Today is Friday, July 16, the 197th day of 2010. There are 168 days left in the year.
TODAY’S HIGHLIGHT
On July 16, 1980, former California Gov. Ronald Reagan won the Republican presidential nomination at the party’s convention in Detroit.
ON THIS DATE
In 1790, a site along the Potomac River was designated the permanent seat of the United States government; the area became Washington, D.C.
In 1862, David G. Farragut became the first rear admiral in the United States Navy.
In 1935, the first parking meters were installed, in Oklahoma City.

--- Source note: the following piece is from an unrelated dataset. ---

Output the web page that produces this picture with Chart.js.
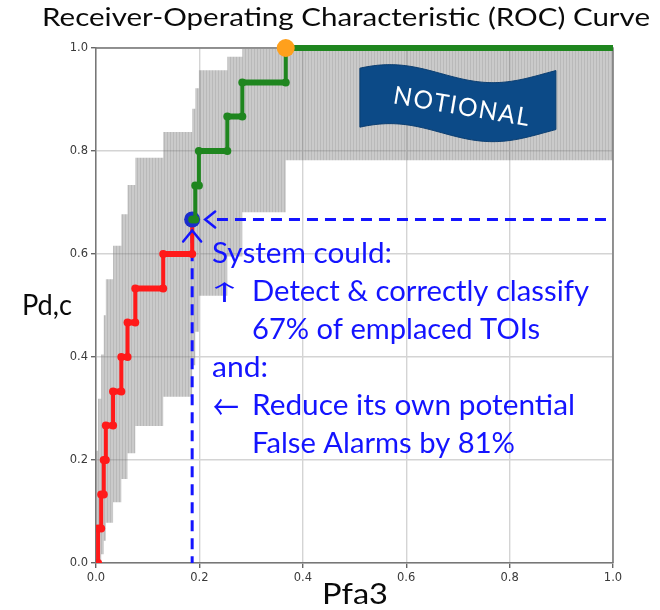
<!DOCTYPE html>
<html>
<head>
<meta charset="utf-8">
<title>ROC Curve</title>
<script src="https://cdn.jsdelivr.net/npm/chart.js@4.4.1/dist/chart.umd.min.js"></script>
<style>
  html, body { margin: 0; padding: 0; background: #ffffff; }
  canvas { display: block; }
</style>
</head>
<body>
<canvas id="roc" width="660" height="610"></canvas>
<script>
// Pfa at which Pd steps up to the next level (one step per detected target, 15 targets)
const stepPfa = [0.004, 0.010, 0.015, 0.019, 0.033, 0.049, 0.061, 0.076, 0.130, 0.186,
                 0.192, 0.199, 0.254, 0.283, 0.367];
// Pd levels reached after each step
const pdLevels = [0.000, 0.067, 0.133, 0.200, 0.267, 0.333, 0.400, 0.467, 0.533, 0.600,
                  0.667, 0.733, 0.800, 0.867, 0.933, 1.000];
// Confidence band on Pd for each level (lower / upper bound)
const bandLow  = [0.000, 0.002, 0.017, 0.043, 0.078, 0.118, 0.163, 0.213, 0.266, 0.323,
                  0.384, 0.449, 0.519, 0.595, 0.681, 0.782];
const bandHigh = [0.218, 0.319, 0.405, 0.481, 0.551, 0.616, 0.677, 0.734, 0.787, 0.837,
                  0.882, 0.922, 0.957, 0.983, 0.998, 0.995];
// Operating point: level index on the curve (10 of 15 targets)
const opLevel = 10;
// Axis ticks
const tickValues = [0.0, 0.2, 0.4, 0.6, 0.8, 1.0];

const opPfa = stepPfa[opLevel - 1];
const opPd = pdLevels[opLevel];
const pdPct = Math.round(opPd * 100);
const faCut = Math.round((1 - opPfa) * 100);

// corner points of the staircase between two level indices
function staircase(fromLevel, toLevel) {
  const pts = [];
  for (let k = fromLevel; k <= toLevel; k++) {
    const x = stepPfa[k - 1];
    pts.push({ x, y: pdLevels[k - 1] }, { x, y: pdLevels[k] });
  }
  return pts;
}
const bandEdges = [0, ...stepPfa];
const bandLine = (vals) => bandEdges.map((x, i) => ({ x, y: vals[i] }))
  .concat([{ x: 1, y: vals[vals.length - 1] }]);

const redPts = staircase(1, opLevel);
const greenPts = [{ x: opPfa, y: opPd }, ...staircase(opLevel + 1, pdLevels.length - 1), { x: 1, y: 1 }];
const fullDetect = { x: stepPfa[stepPfa.length - 1], y: pdLevels[pdLevels.length - 1] };

// faint vertical hatching for the confidence band
function bandPattern() {
  const c = document.createElement('canvas');
  c.width = 3; c.height = 4;
  const g = c.getContext('2d');
  g.fillStyle = 'rgba(128,128,128,0.42)';
  g.fillRect(0, 0, 2, 4);
  g.fillStyle = 'rgba(120,120,120,0.52)';
  g.fillRect(2, 0, 1, 4);
  return g.createPattern(c, 'repeat');
}

const BLUE = '#1414ff';
const TEXT_FONT = 'Lato, "Open Sans", sans-serif';
const ARROW_FONT = '"Noto Sans CJK JP", "DejaVu Sans", sans-serif';

function fitText(ctx, str, x, y, size, family, width, align) {
  ctx.save();
  ctx.font = size + 'px ' + family;
  ctx.textBaseline = 'alphabetic';
  ctx.textAlign = 'left';
  const w = ctx.measureText(str).width;
  const sx = width ? width / w : 1;
  ctx.translate(x, y);
  ctx.scale(sx, 1);
  ctx.fillText(str, align === 'center' ? -w / 2 : 0, 0);
  ctx.restore();
}

// draw a single glyph so that its inked box fills (x, y, w, h)
function boxGlyph(ctx, ch, x, y, w, h, family) {
  ctx.save();
  ctx.font = '28px ' + family;
  ctx.textBaseline = 'alphabetic';
  ctx.textAlign = 'left';
  const m = ctx.measureText(ch);
  const gw = m.actualBoundingBoxLeft + m.actualBoundingBoxRight;
  const gh = m.actualBoundingBoxAscent + m.actualBoundingBoxDescent;
  ctx.translate(x, y);
  ctx.scale(w / gw, h / gh);
  ctx.fillText(ch, m.actualBoundingBoxLeft, m.actualBoundingBoxAscent);
  ctx.restore();
}

const framePlugin = {
  id: 'frame',
  beforeDatasetsDraw(chart) {
    const { ctx, chartArea: a } = chart;
    ctx.save();
    ctx.strokeStyle = '#777777';
    ctx.lineWidth = 1.5;
    ctx.beginPath();
    ctx.moveTo(a.left, a.top);
    ctx.lineTo(a.right, a.top);
    ctx.lineTo(a.right, a.bottom);
    ctx.stroke();
    ctx.restore();
  }
};

const decorPlugin = {
  id: 'decor',
  afterDatasetsDraw(chart) {
    const { ctx, scales: { x, y } } = chart;
    // arrowheads on the operating-point guides
    const px = x.getPixelForValue(opPfa), py = y.getPixelForValue(opPd);
    ctx.save();
    ctx.strokeStyle = BLUE;
    ctx.lineWidth = 2.5;
    ctx.lineCap = 'round';
    ctx.beginPath();
    ctx.moveTo(px + 23, py - 8); ctx.lineTo(px + 13, py); ctx.lineTo(px + 23, py + 8);
    ctx.moveTo(px - 9, py + 22); ctx.lineTo(px, py + 11); ctx.lineTo(px + 9, py + 22);
    ctx.stroke();
    ctx.restore();

    // NOTIONAL flag
    const cx = x.getPixelForValue(0.70), cy = y.getPixelForValue(0.89);
    const top = (dx) => -31 - 9 * Math.cos(Math.PI * (dx + 68) / 103);
    ctx.save();
    ctx.beginPath();
    for (let dx = -98; dx <= 98; dx += 2) ctx.lineTo(cx + dx, cy + top(dx));
    for (let dx = 98; dx >= -98; dx -= 2) ctx.lineTo(cx + dx, cy + top(dx) + 59);
    ctx.closePath();
    ctx.fillStyle = '#0c4a87';
    ctx.fill();
    ctx.strokeStyle = '#0a3d70';
    ctx.lineWidth = 1;
    ctx.stroke();
    ctx.translate(cx + 2, cy + 10);
    ctx.rotate(9.5 * Math.PI / 180);
    ctx.fillStyle = '#ffffff';
    fitText(ctx, 'N O T I O N A L'.replace(/ /g, '\u200A'), 0, 0, 25, TEXT_FONT, 137, 'center');
    ctx.restore();
  },
  afterDraw(chart) {
    const { ctx } = chart;
    ctx.save();
    ctx.fillStyle = '#0a0a0a';
    fitText(ctx, 'Receiver-Operating Characteristic (ROC) Curve', 346, 26, 25, TEXT_FONT, 608, 'center');
    fitText(ctx, 'Pd,c', 22, 315, 28, TEXT_FONT, 50);
    fitText(ctx, 'Pfa3', 355, 604, 28, TEXT_FONT, 66, 'center');

    ctx.fillStyle = BLUE;
    fitText(ctx, 'System could:', 212, 263, 28, TEXT_FONT, 180);
    boxGlyph(ctx, '\u2191', 214, 282, 21, 20, ARROW_FONT);
    fitText(ctx, 'Detect & correctly classify', 252, 301, 28, TEXT_FONT, 337);
    fitText(ctx, pdPct + '% of emplaced TOIs', 252, 339, 28, TEXT_FONT, 288);
    fitText(ctx, 'and:', 212, 377, 28, TEXT_FONT, 56);
    boxGlyph(ctx, '\u2190', 213, 398, 25, 17, ARROW_FONT);
    fitText(ctx, 'Reduce its own potential', 252, 415, 28, TEXT_FONT, 323);
    fitText(ctx, 'False Alarms by ' + faCut + '%', 252, 453, 28, TEXT_FONT, 263);
    ctx.restore();
  }
};

const tickFont = { family: '"DejaVu Sans", sans-serif', size: 11.5 };
const gridOpts = { color: '#d4d4d4', lineWidth: 1.4, tickLength: 5, tickColor: '#666666' };
const LINE_W = c => (c.p0.parsed.y === c.p1.parsed.y ? 6 : 4);

new Chart(document.getElementById('roc'), {
  type: 'line',
  data: {
    datasets: [
      {
        label: 'band upper',
        data: bandLine(bandHigh),
        stepped: 'before',
        borderWidth: 0,
        pointRadius: 0,
        fill: '+1',
        backgroundColor: bandPattern(),
        order: 20
      },
      {
        label: 'band lower',
        data: bandLine(bandLow),
        stepped: 'before',
        borderWidth: 0,
        pointRadius: 0,
        fill: false,
        order: 21
      },
      {
        label: 'Pd guide',
        data: [{ x: 0.234, y: opPd }, { x: 1, y: opPd }],
        borderColor: BLUE,
        borderWidth: 3,
        borderDash: [11, 7],
        pointRadius: 0,
        order: 8
      },
      {
        label: 'Pfa guide',
        data: [{ x: opPfa, y: 0.642 }, { x: opPfa, y: 0 }],
        borderColor: BLUE,
        borderWidth: 3,
        borderDash: [11, 7],
        pointRadius: 0,
        order: 8
      },
      {
        label: 'below operating point',
        data: redPts,
        borderColor: '#ff1a1a',
        backgroundColor: '#ff1a1a',
        borderWidth: 4,
        segment: { borderWidth: LINE_W },
        pointRadius: 4,
        pointBorderWidth: 0,
        pointBackgroundColor: '#ff1a1a',
        order: 6
      },
      {
        label: 'operating point',
        data: [{ x: opPfa, y: opPd }],
        pointRadius: 8,
        pointBackgroundColor: '#1a2ccc',
        pointBorderWidth: 0,
        showLine: false,
        clip: false,
        order: 5
      },
      {
        label: 'above operating point',
        data: greenPts,
        borderColor: '#1f861f',
        backgroundColor: '#1f861f',
        borderWidth: 4,
        segment: { borderWidth: LINE_W },
        pointRadius: c => (c.dataIndex === greenPts.length - 1 ? 0 : 4),
        pointBorderWidth: 0,
        pointBackgroundColor: '#1f861f',
        clip: false,
        order: 4
      },
      {
        label: 'full detection',
        data: [fullDetect],
        pointRadius: 9,
        pointBackgroundColor: '#ffa01c',
        pointBorderWidth: 0,
        showLine: false,
        clip: false,
        order: 3
      }
    ]
  },
  options: {
    responsive: false,
    animation: false,
    devicePixelRatio: 1,
    layout: { padding: { left: 56, right: 47, top: 48, bottom: 27 } },
    plugins: { legend: { display: false }, tooltip: { enabled: false } },
    elements: { line: { tension: 0 } },
    scales: {
      x: {
        type: 'linear', min: 0, max: 1,
        afterFit: s => { s.height = 20; },
        afterBuildTicks: s => { s.ticks = tickValues.map(v => ({ value: v })); },
        ticks: { callback: v => v.toFixed(1), font: tickFont, color: '#3a3a3a', padding: 3, maxRotation: 0, autoSkip: false },
        grid: gridOpts,
        border: { color: '#777777', width: 1.5 }
      },
      y: {
        type: 'linear', min: 0, max: 1,
        afterFit: s => { s.width = 40; },
        afterBuildTicks: s => { s.ticks = tickValues.map(v => ({ value: v })); },
        ticks: { callback: v => v.toFixed(1), font: tickFont, color: '#3a3a3a', padding: 3, autoSkip: false },
        grid: gridOpts,
        border: { color: '#777777', width: 1.5 }
      }
    }
  },
  plugins: [framePlugin, decorPlugin]
});
</script>
</body>
</html>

In 1945, the United States exploded its first experimental atomic bomb, in the desert of Alamogordo, N.M.
In 1957, Marine Maj. John Glenn set a transcontinental speed record by flying a jet from California to New York in 3 hours, 23 minutes and 8 seconds.
In 1964, as he accepted the Republican presidential nomination in San Francisco, Barry M. Goldwater said “extremism in the defense of liberty is no vice” and that “moderation in the pursuit of justice is no virtue.”
In 1969, Apollo 11, blasted off from Cape Kennedy on the first manned mission to the surface of the moon.
In 1970, Three Rivers Stadium, home of the Pittsburgh Steelers and Pittsburgh Pirates, officially opened as the Pirates lost to the Cincinnati Reds 3-2. (The stadium was demolished in 2001.)
In 1973, during the Senate Watergate hearings, former White House aide Alexander P. Butterfield publicly revealed the existence of President Richard Nixon’s secret taping system.
In 1999, John F. Kennedy Jr., his wife, Carolyn, and her sister, Lauren Bessette, died when their single-engine plane, piloted by Kennedy, plunged into the Atlantic Ocean near Martha’s Vineyard, Mass.
In 2000, families and friends of the victims of the TWA Flight 800 explosion broke ground for a new memorial on the Long Island shore not far from where the plane went down, killing all 230 people on board.
In 2005, a suicide bomber blew up a fuel tanker near a Shiite mosque in Musayyib, Iraq, killing nearly 100 people. More than a week after the London terror bombings, British Prime Minister Tony Blair warned that an “evil ideology” of Islamic extremism was bent on spreading terror through the West.